Updated 20 May 2020

New Zealand has been talking to and working closely with many partners, in various formats, as part of our response to the COVID-19 pandemic. In doing so, our priority is the well-being of New Zealanders and New Zealand’s and the region’s economic recovery from this crisis. New Zealand sees inherent value in international cooperation on this global issue.

One of the COVID-19-focused groups we have participated in has brought together senior diplomatic officials from a number of Indo-Pacific partners – New Zealand, Australia, the US, India, Japan, the Republic of Korea and Viet Nam – for regular discussions. The group has engaged regularly since 20 March.

This ad hoc group has enabled New Zealand and the other participants to share ideas and best practices for responding to the unique and complex challenges presented by the global pandemic, and to plan for safely re-opening our economies, while upholding fundamental Indo-Pacific principles of openness, transparency, respect for sovereignty and adherence to international law.

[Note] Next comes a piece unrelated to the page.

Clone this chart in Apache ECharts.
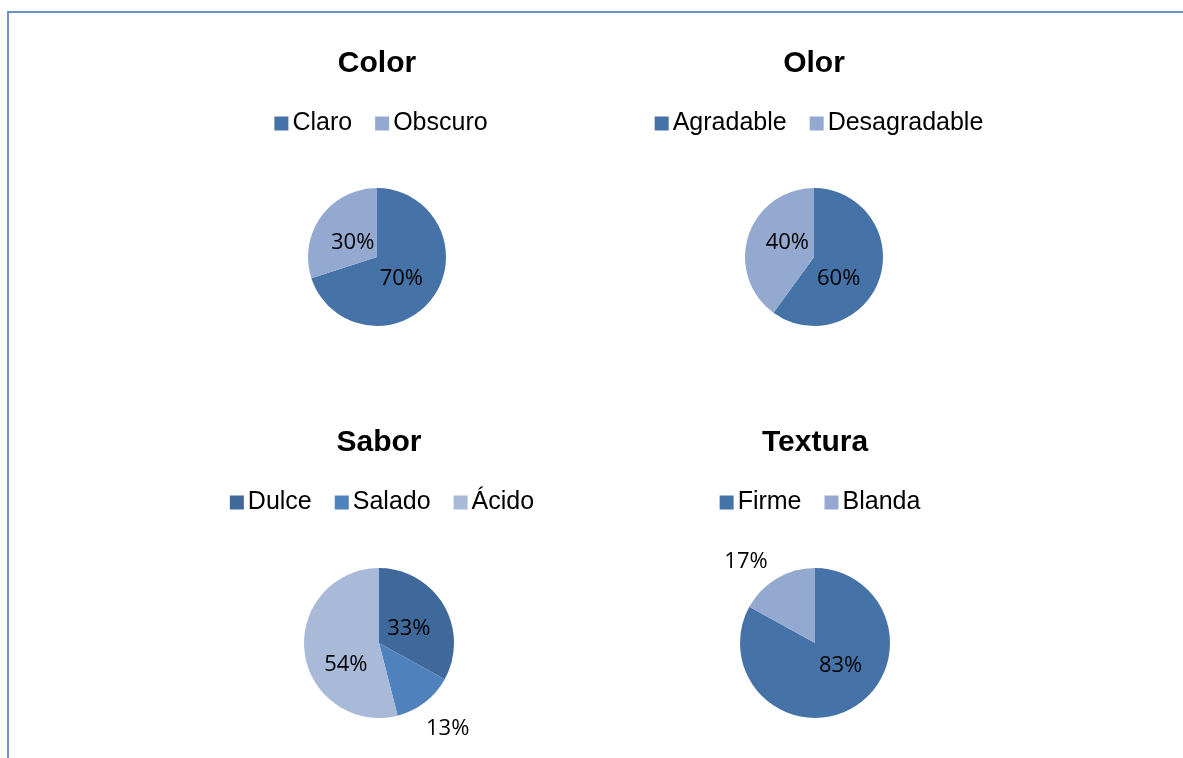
<!DOCTYPE html>
<html>
<head>
<meta charset="utf-8">
<script src="https://cdn.jsdelivr.net/npm/echarts@6/dist/echarts.min.js"></script>
<style>
html,body{margin:0;padding:0;background:#fff;width:1183px;height:758px;overflow:hidden;}
#frame{position:absolute;left:7px;top:11px;width:1180px;height:750px;border-left:2px solid #6a93cc;border-top:2px solid #6a93cc;}
.cell{position:absolute;width:440px;height:379px;}
</style>
</head>
<body>
<div id="frame"></div>
<div id="c1" class="cell" style="left:161px;top:0px;"></div>
<div id="c2" class="cell" style="left:599px;top:0px;"></div>
<div id="c3" class="cell" style="left:162px;top:379px;"></div>
<div id="c4" class="cell" style="left:600px;top:379px;"></div>
<script>
// ---- data ----
const colorTitle = 'Color';
const colorCats = ['Claro', 'Obscuro'];
const colorVals = [70, 30];

const olorTitle = 'Olor';
const olorCats = ['Agradable', 'Desagradable'];
const olorVals = [60, 40];

const saborTitle = 'Sabor';
const saborCats = ['Dulce', 'Salado', 'Ácido'];
const saborVals = [33, 13, 54];

const texturaTitle = 'Textura';
const texturaCats = ['Firme', 'Blanda'];
const texturaVals = [83, 17];

// ---- styles ----
const twoColors = ['#4573a7', '#94a9cf'];
const threeColors = ['#40699b', '#4f81bd', '#a9b9d8'];

function build(el, title, cats, vals, colors, cx, cy, r, outsideIdx, shifts) {
  const chart = echarts.init(document.getElementById(el), null, {renderer: 'canvas'});
  const data = cats.map((c, i) => {
    const d = {name: c, value: vals[i]};
    if (outsideIdx.indexOf(i) >= 0) {
      d.label = {position: 'outside'};
      d.labelLine = {show: false};
    }
    return d;
  });
  chart.setOption({
    animation: false,
    color: colors,
    title: {
      text: title,
      left: cx,
      textAlign: 'center',
      top: 49,
      padding: 0,
      textStyle: {fontFamily: 'Liberation Sans', fontWeight: 'bold', fontSize: 30, color: '#000'}
    },
    legend: {
      left: 'center',
      top: 111,
      padding: 0,
      itemWidth: 14,
      itemHeight: 14,
      itemGap: 23,
      icon: 'rect',
      data: cats,
      textStyle: {fontFamily: 'Liberation Sans', fontSize: 25, color: '#000', padding: [0, 0, 0, -1]}
    },
    series: [{
      type: 'pie',
      center: [cx, cy],
      radius: r,
      startAngle: 90,
      clockwise: true,
      data: data,
      label: {
        show: true,
        position: 'inside',
        formatter: '{c}%',
        fontFamily: 'Open Sans',
        fontSize: 22,
        color: '#000'
      },
      labelLine: {show: false, length: 18, length2: 0},
      labelLayout: function (p) {
        const s = shifts[p.dataIndex] || [0, 0];
        return {dx: s[0], dy: s[1]};
      },
      itemStyle: {borderWidth: 0},
      emphasis: {disabled: true}
    }]
  });
}

build('c1', colorTitle, colorCats, colorVals, twoColors, 216, 257, 69, [], [[-6, 0], [6, 8]]);
build('c2', olorTitle, olorCats, olorVals, twoColors, 215, 257, 69, [], [[-11, 10], [9, -3]]);
build('c3', saborTitle, saborCats, saborVals, threeColors, 217, 264, 75, [1], [[-5, 6], [-15, 12], [7, 17]]);
build('c4', texturaTitle, texturaCats, texturaVals, twoColors, 215, 264, 75, [1], [[5, -12], [5, -1]]);
</script>
</body>
</html>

The calls have provided the opportunity to draw attention to the particular impacts of the crisis on our Pacific neighbours and to encourage support for Pacific countries.

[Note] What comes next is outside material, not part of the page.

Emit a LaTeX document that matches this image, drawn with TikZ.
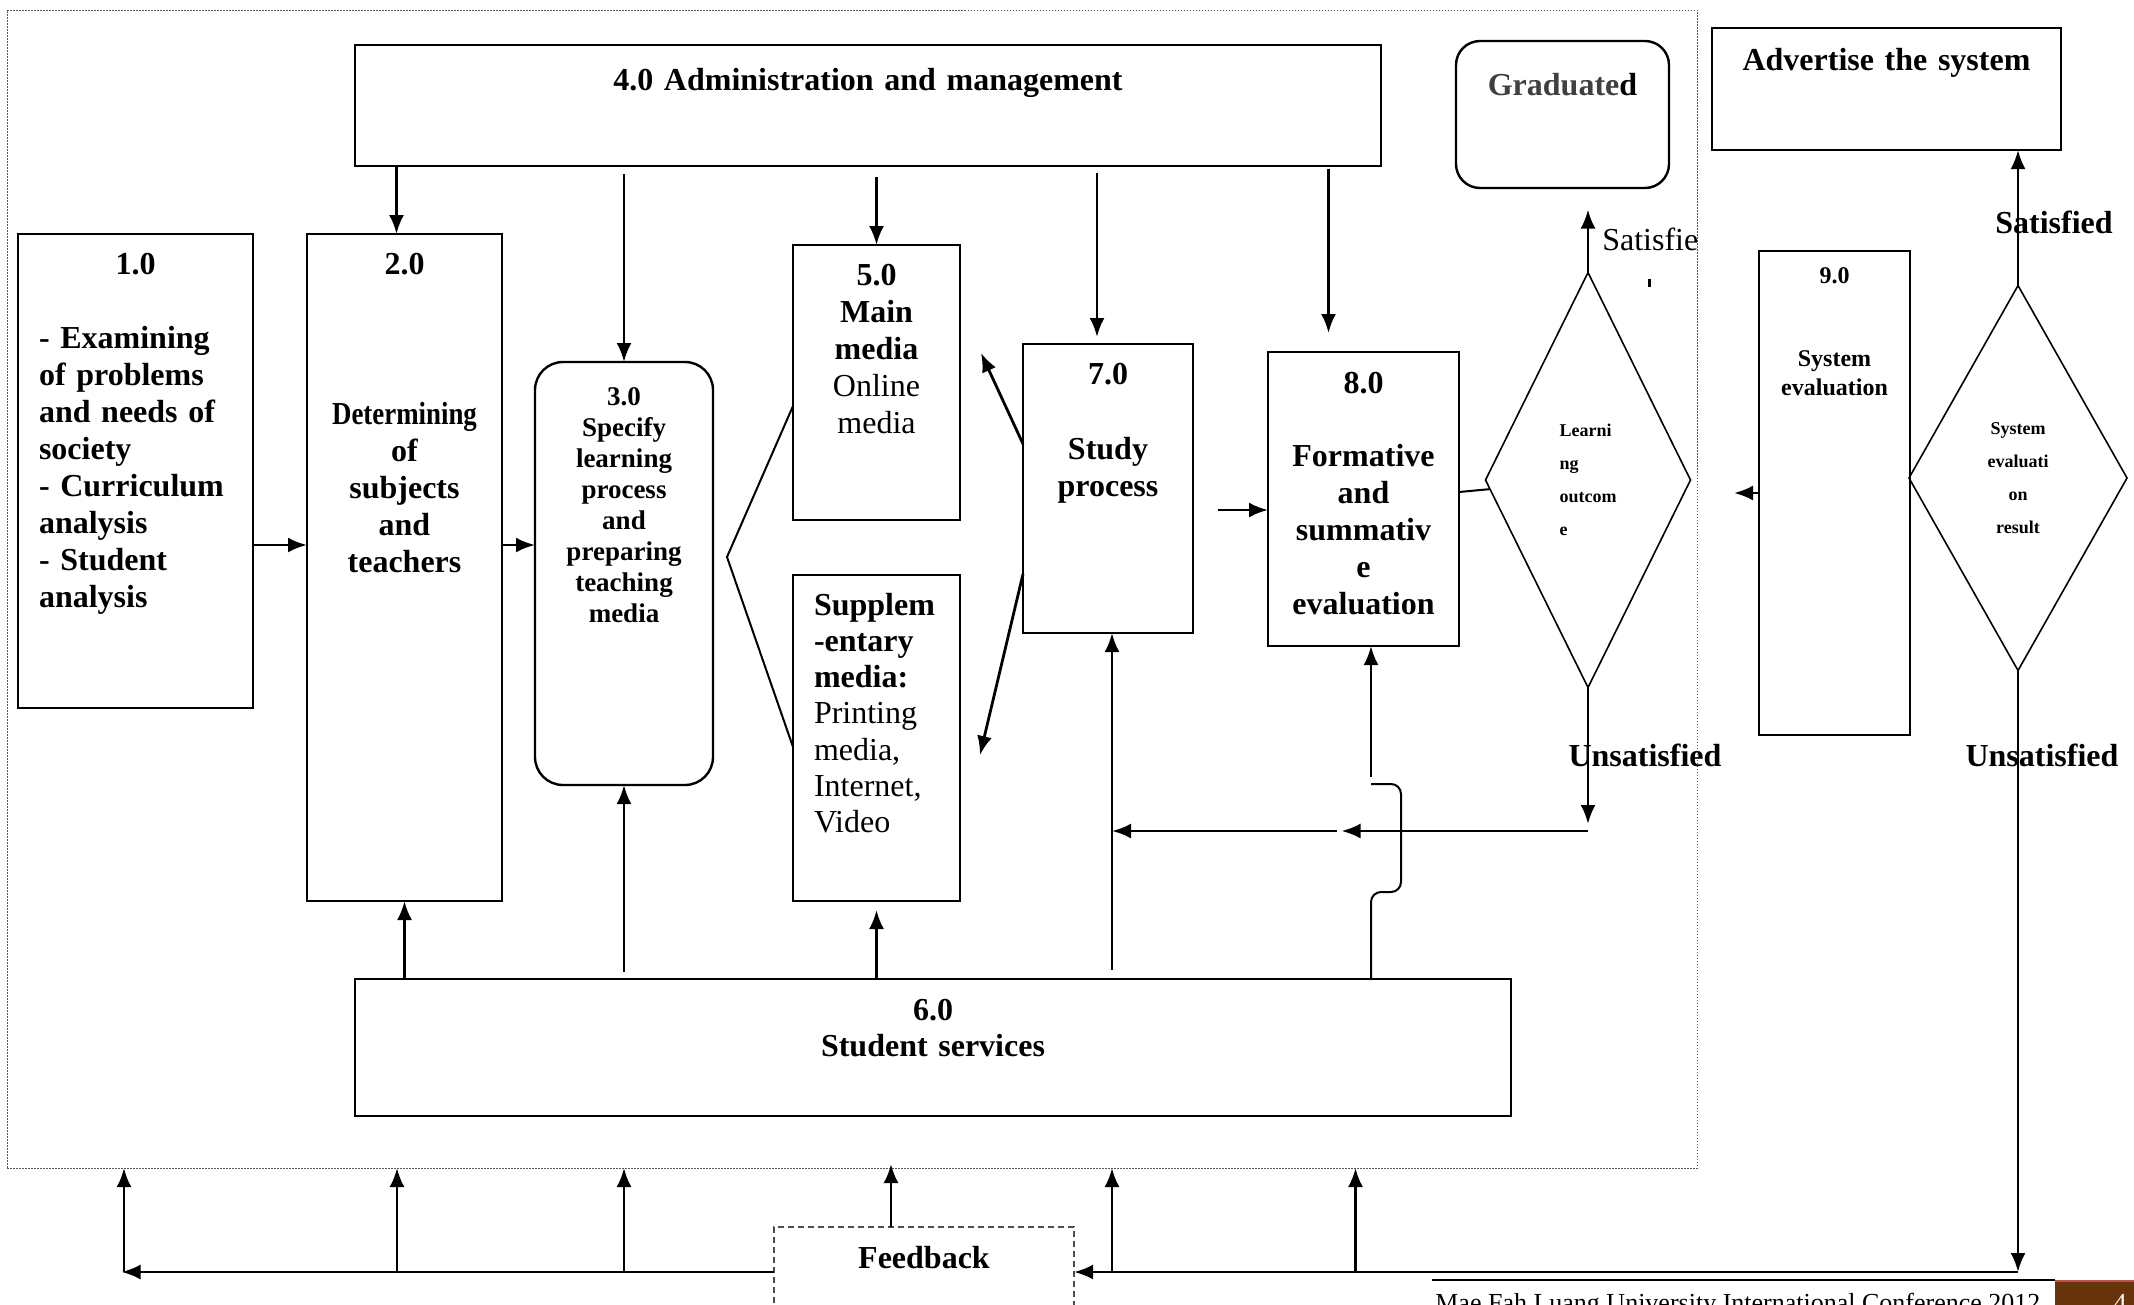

Discussions have reinforced the importance of regional institutions, including APEC and ASEAN-led architecture such as the East Asia Summit, in facilitating cooperation and best practice in the region, given the importance of ASEAN centrality to those regional processes. Participants look to these regional organisations to take a leading role in coordinating responses to the COVID-19 crisis over the longer term.

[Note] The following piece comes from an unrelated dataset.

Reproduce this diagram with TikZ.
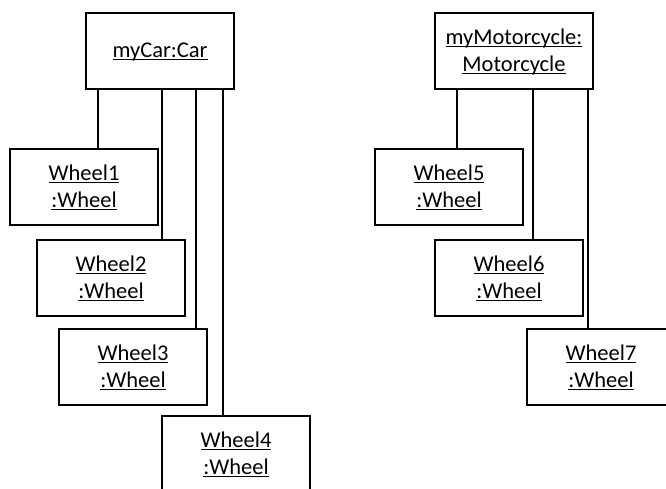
\documentclass[tikz,border=0pt]{standalone}
\usepackage{fontspec}
\setmainfont{Carlito}
\newcommand{\objline}[1]{\underline{\raisebox{0pt}[\height][0pt]{#1}}}
\begin{document}
\begin{tikzpicture}
  [x=1pt,y=-1pt,
   every node/.style={draw,line width=1.8pt,minimum width=148pt,minimum height=76pt,
     inner sep=0pt,align=center,font=\fontsize{22.5}{27}\selectfont},
   link/.style={line width=1.2pt}]
  \clip (0,0) rectangle (666,488);
  \node (car) at (160,51) {\objline{myCar:Car}};
  \node (w1) at (84,187)  {\objline{Wheel1}\\\objline{:Wheel}};
  \node (w2) at (111,278) {\objline{Wheel2}\\\objline{:Wheel}};
  \node (w3) at (133,367) {\objline{Wheel3}\\\objline{:Wheel}};
  \node (w4) at (236,454) {\objline{Wheel4}\\\objline{:Wheel}};

  \node (moto)[minimum width=158pt] at (514,51) {\objline{myMotorcycle:}\\\objline{Motorcycle}};
  \node (w5) at (449,187) {\objline{Wheel5}\\\objline{:Wheel}};
  \node (w6) at (509,278) {\objline{Wheel6}\\\objline{:Wheel}};
  \node (w7) at (601,367) {\objline{Wheel7}\\\objline{:Wheel}};


  \foreach \from/\to/\dx in {car/w1/-62,car/w2/2,car/w3/36,car/w4/63,
                             moto/w5/-57,moto/w6/19,moto/w7/74}
    \draw[link] ([xshift=\dx pt]\from.south) -- ([xshift=\dx pt]\from.south |- \to.north);

\end{tikzpicture}
\end{document}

Participants have emphasised the importance of upholding the international rules-based order as part of the broader pandemic response and of strengthening the ability of multilateral institutions to respond to health emergencies; and agreed also to counter any disinformation efforts through openness, transparency and international cooperation.

With international commercial transport options diminishing, the meetings also enabled countries to discuss how to maintain supply chains for essential food and medical goods; and facilitated our shared interests in repatriating our citizens.

New Zealand will continue to work with these and other international partners as we continue to work to advance the well-being of New Zealanders and our economy.